William Freuler – Class of 62

NC State Sign

William (Bill) Freuler graduated from NC State in 1962 with a degree in Pulp and Paper Technology.  We reached out to Bill to find about his current career, and advice for current students.  Thanks for sharing all your wisdom Bill!

Experiences at NC State

  • Internship/co-op experience:  Albemarle Paper Mill in Roanoke Rapids, N. C. the Summer of 1961
  • Other Positions/Company Experience: I worked for Albemarle Paper Company, Roanoke Rapids, NC. The company was purchased by Horner Waldorf Corporation and finally Champion International Corporation. Following my Graduation from NC State, I was employed as the Technical Assistant to the Pulp Mill Superintendent. I was promoted to Pulp Mill Superintendent and held that position until I transferred to the corporate office in St. Paul, MN and later in Stamford, CT as Director of Manufacturing. During the next 8 years I held the position of Mill Operations Manager in St. Paul, MN and Ontonafon, MI. I worked at the Missoula, MT mill on a project basis and ended my career in the Canton, NC mill as the Mill Coordinator for a major Environmental Project
  • Favorite Class: English! I studied English under Professor Dr. Alvin Fountain, head of the English Department. He was known for his frequent requests for his class to write “spur of the moment” short essays. Somehow, I impressed him with my essay writing skills. He asked me once if I had ever considered a career in journalism.
  • Best memory at State: Our oldest daughter was born during my Junior year. Playing intramural basketball with All American Quarterback Roman Gabriel was a very fond memory.
  • Worst memory at State: Probably Physical Chemistry.
  • Favorite part of PSE Program: Being taught by Professors Bob Hitchings, H. D. Cook, and Chet Landes was a great experience. To hear Dr. Stamm, Wood Chemistry Professor, explain how he had developed the technique of preserving recovered sunken Viking Ships was also very enlightening.
  • Most important thing PSE taught me: Perseverance! At times I wondered if I was ever going to complete my degree. There were financial challenges, I had to study extremely hard and many times it seemed that I’d never graduate. However, by “hanging in there” I was able to graduate in four years.

Bill Freuler 1962

Current Career Information

  • Company/job position: I retired from the Champion International Corporation in November of 1993.
  • Favorite part of job: The fun people I met. I got to travel and meet lots of people during the projects I worked on.
  • Biggest accomplishment in your career: No doubt my greatest accomplishment was mentoring the younger generation of employees that I had the pleasure to work with. Many of them held Senior Management Positions throughout the Pulp and Paper Industry. I still hear from some of them. To think that I had a small part in preparing them for very successful careers is something that I will always cherish.

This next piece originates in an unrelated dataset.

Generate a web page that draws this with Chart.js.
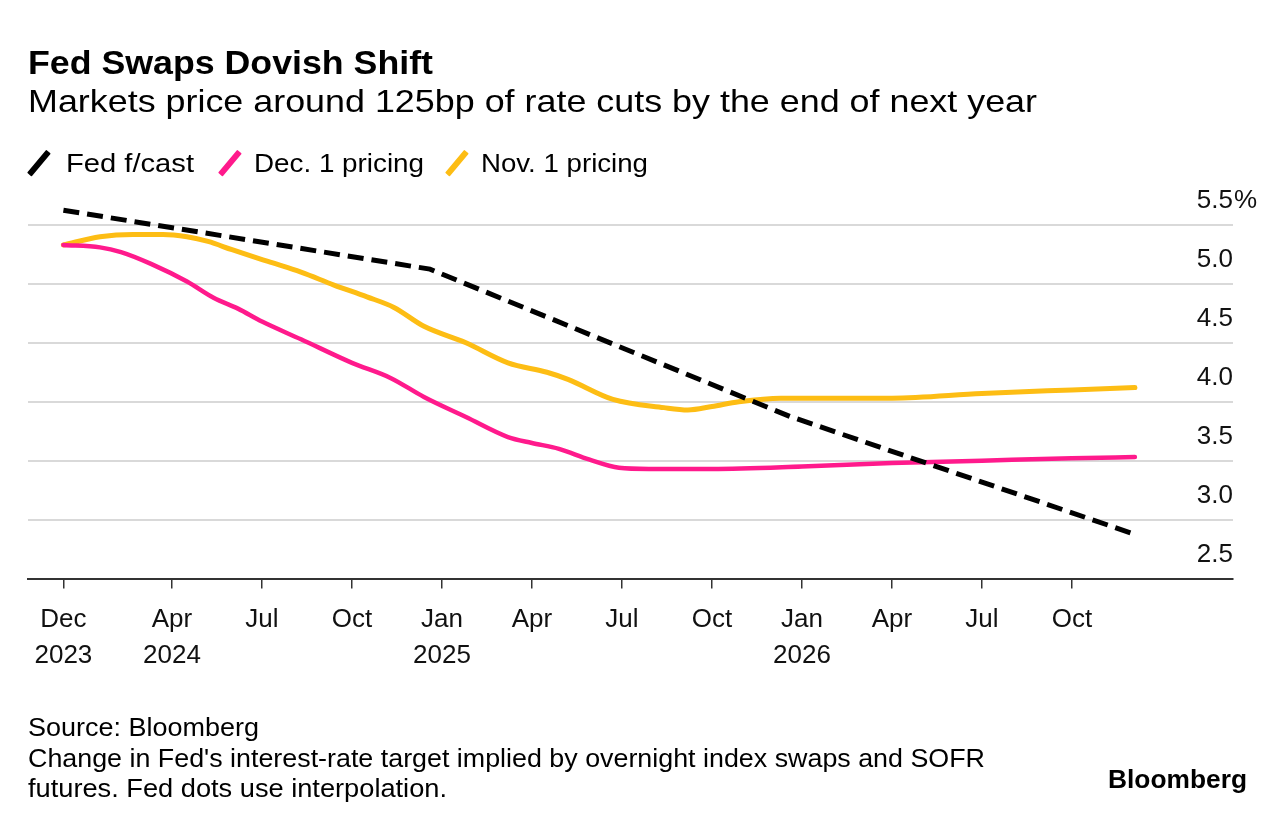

Advise for Current Students

  • Enjoy the moment, the future is yours. I was fortunate to tour the Paper Science Department again in 2016. To observe what is available to the students now compared to what was available when I was in school, over 50 years ago, is almost unbelievable.

Personal Information

  • Hometown: Whiteville, NC
  • Family: My wife and I live on Lake Gaston where we are retired. We have three children and four grandchildren. Our oldest daughter lives in Sylva, N. C and is the Director of Purchasing for Western Carolina University in Cullowhee. She has a son and daughter. Her daughter graduated from N. C. State last December. Our youngest daughter Angie is a Graduate of the Pulp and Paper Science Department at N. C. State. She has a son and daughter and lives near Washington, D. C. Her husband is a retired Marine Officer. Our son is a confirmed bachelor and lives at Carolina Beach NC.
  • Hobbies/interests: Seeing our children and grand children enjoy returning to our Lake Home and spending time with us.

Bill Freuler

Any Other Comments to Share

  • Growing up, I never thought that I would ever go to College. Even after working in a Paper Mill for four years, and spending two years in the Army, College was never a consideration. On a Christmas shopping trip to Cameron Village way back in 1957, we stayed with my Brother in Law who was a student at N. C. State. I saw a note in the Technician about College Entrance Exams being given on campus. The next day, I decided to take the exam rather than shop. That evening, my wife asked me how I did on the exam; my reply, “we don’t have to think about college.” A couple of weeks passed and I received a letter stating that if I completed a Correspondence Course in Solid Geometry, I could enroll in the Fall – which I did. Even though it was a very demanding four years, it was worth all the effort that I had to put forth in getting my Pulp and Paper Degree.